2. Workflows don’t have definite time periods and some may not end.
3. Workflows almost always require accumulating facts that must be updated after they are stored when more data arrives.
These assertions force us to think about fact tables differently than we are accustomed to.  Business process workflows modeled as fact tables will often be factless, but with a large number of dimensions.  Business processes often don’t have an obvious value that should be measured, so the important value to measure is the ‘fact’ that the business process has occurred or is occurring, and the length of time the workflow has taken to complete.  These types of fact tables become the norm, instead of the exception that they are in the transactional data warehouse.
This type of table is known as an accumulating fact table, as termed by the widely used Kimball methodology for developing data warehouses.  An accumulating fact table is updated as new data emerges when all of the data is not present at the time the fact row is created.  For example, I worked on a data warehouse where children were placed in foster homes by social services.  The placement of a child prompts the creation of a fact row in the data warehouse, but several columns of the fact could not be populated, since they had not yet occurred.  Data such as the end date of the placement and the placement end reason are not known until the placement comes to an end at some indeterminate date in the future.  However, creating the fact at the time the placement begins has value since it can be used to measure the number of children in placement in various ways using a number of dimensions.  The process from beginning to end often takes months and can take years.

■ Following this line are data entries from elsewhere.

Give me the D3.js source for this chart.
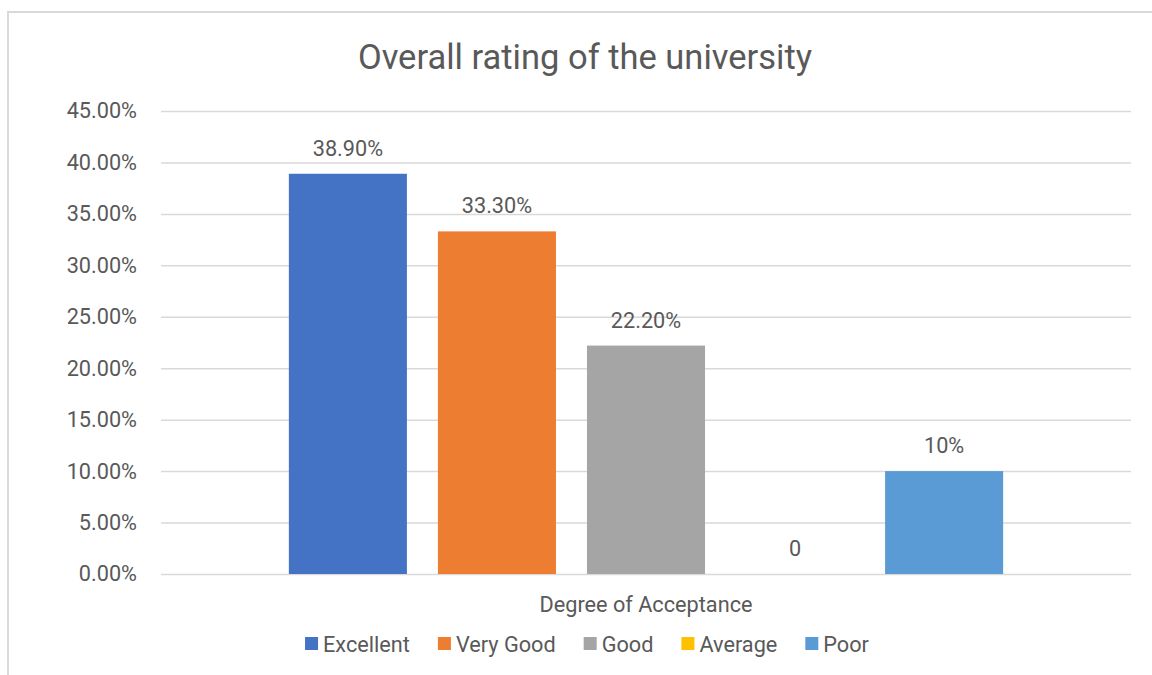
<!DOCTYPE html>
<html>
<head>
<meta charset="utf-8">
<script src="https://cdn.jsdelivr.net/npm/d3@7"></script>
<style>
  body { margin: 0; background: #fff; }
  text { font-family: Roboto, "Noto Sans", sans-serif; fill: #595959; }
</style>
</head>
<body>
<div id="chart"></div>
<script>
// Chart data
var categories = ["Degree of Acceptance"];
var seriesNames = ["Excellent", "Very Good", "Good", "Average", "Poor"];
var seriesValues = [0.389, 0.333, 0.222, 0, 0.10];
var valueLabels = ["38.90%", "33.30%", "22.20%", "0", "10%"];
var seriesColors = ["#4472C4", "#ED7D31", "#A5A5A5", "#FFC000", "#5B9BD5"];
var yTicks = [0, 0.05, 0.10, 0.15, 0.20, 0.25, 0.30, 0.35, 0.40, 0.45];

var W = 1152, H = 675;
var margin = {top: 111, right: 21, bottom: 101, left: 161},
    width = W - margin.left - margin.right,
    height = H - margin.top - margin.bottom;

var svg = d3.select("#chart")
  .append("svg")
    .attr("width", W)
    .attr("height", H);

// Chart area border (runs off the right and bottom of the picture)
svg.append("rect")
    .attr("x", 8)
    .attr("y", 12)
    .attr("width", 1160)
    .attr("height", 680)
    .attr("fill", "none")
    .attr("stroke", "#d9d9d9")
    .attr("stroke-width", 2);

// Title
svg.append("text")
    .attr("x", 585)
    .attr("y", 69)
    .attr("text-anchor", "middle")
    .style("font-size", "34.5px")
    .text("Overall rating of the university");

var g = svg.append("g")
    .attr("transform", "translate(" + margin.left + "," + margin.top + ")");

// Scales
var y = d3.scaleLinear()
    .domain([0, 0.45])
    .range([height, 0]);

var x0 = d3.scaleBand()
    .domain(categories)
    .range([0, width])
    .paddingInner(0)
    .paddingOuter(0.179);

var x1 = d3.scaleBand()
    .domain(seriesNames)
    .range([0, x0.bandwidth()])
    .paddingInner(0.208)
    .paddingOuter(0);

// Gridlines and y labels
var yAxis = g.append("g")
    .attr("class", "y-axis")
    .call(d3.axisLeft(y)
        .tickValues(yTicks)
        .tickSize(-width)
        .tickPadding(24)
        .tickFormat(d3.format(".2%")));

yAxis.select(".domain").remove();
yAxis.selectAll(".tick line")
    .attr("stroke", "#d9d9d9")
    .attr("stroke-width", 1.5);
yAxis.selectAll(".tick text")
    .attr("fill", "#595959")
    .style("font-size", "21.7px")
    .style("font-family", "Roboto, sans-serif");

// Bars
var group = g.selectAll(".group")
    .data(categories)
    .enter()
    .append("g")
    .attr("class", "group")
    .attr("transform", function(d) { return "translate(" + x0(d) + ",0)"; });

var rows = seriesNames.map(function(name, i) {
    return {name: name, value: seriesValues[i], label: valueLabels[i], color: seriesColors[i]};
});

group.selectAll("rect")
    .data(rows)
    .enter()
    .append("rect")
    .attr("x", function(d) { return x1(d.name); })
    .attr("y", function(d) { return y(d.value); })
    .attr("width", x1.bandwidth())
    .attr("height", function(d) { return height - y(d.value); })
    .attr("fill", function(d) { return d.color; });

// Data labels
group.selectAll(".label")
    .data(rows)
    .enter()
    .append("text")
    .attr("class", "label")
    .attr("x", function(d) { return x1(d.name) + x1.bandwidth() / 2; })
    .attr("y", function(d) { return y(d.value) - 18; })
    .attr("text-anchor", "middle")
    .style("font-size", "21.7px")
    .text(function(d) { return d.label; });

// Category axis label
g.selectAll(".cat")
    .data(categories)
    .enter()
    .append("text")
    .attr("class", "cat")
    .attr("x", function(d) { return x0(d) + x0.bandwidth() / 2; })
    .attr("y", height + 38)
    .attr("text-anchor", "middle")
    .style("font-size", "21.7px")
    .text(function(d) { return d; });

// Legend, laid out from the measured text widths
var legend = svg.append("g").attr("class", "legend");
var items = legend.selectAll("g")
    .data(rows)
    .enter()
    .append("g");

items.append("rect")
    .attr("width", 13)
    .attr("height", 13)
    .attr("y", 637)
    .attr("fill", function(d) { return d.color; });

items.append("text")
    .attr("x", 18)
    .attr("y", 652)
    .style("font-size", "21.7px")
    .text(function(d) { return d.name; });

var offset = 0;
var positions = [];
items.each(function(d) {
    var w = d3.select(this).select("text").node().getComputedTextLength();
    positions.push(offset);
    offset += 18 + w + 28;
});
var total = offset - 28;
var startX = 587 - total / 2;
items.attr("transform", function(d, i) { return "translate(" + (startX + positions[i]) + ",0)"; });
</script>
</body>
</html>
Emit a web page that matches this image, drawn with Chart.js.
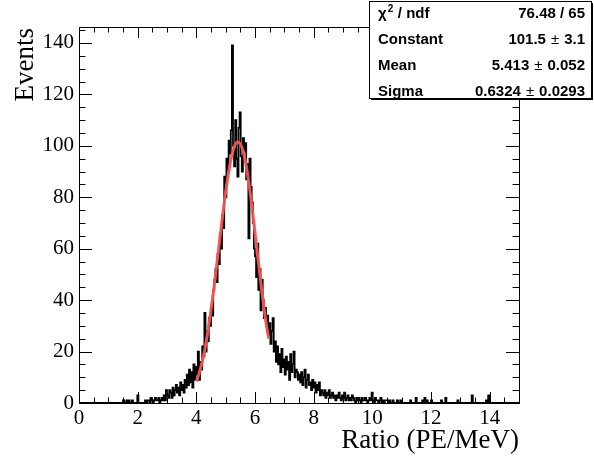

Don’t worry about having to update this kind of table several times after it’s been stored.  This will  be a common event in a business process workflow data warehouse.  In the example of the child’s placement, several checkpoints along the way generate more data.  The dates of the checkpoints and any relevant data about the checkpoints is captured and the fact row is updated with the new data.  Before the late arriving data arrives, any dimension pointers for that data will point to a dimensional value called ‘Unknown Value’ or ‘Data not Available’.  This provided our users with a good way to know that the placement hasn’t ended yet.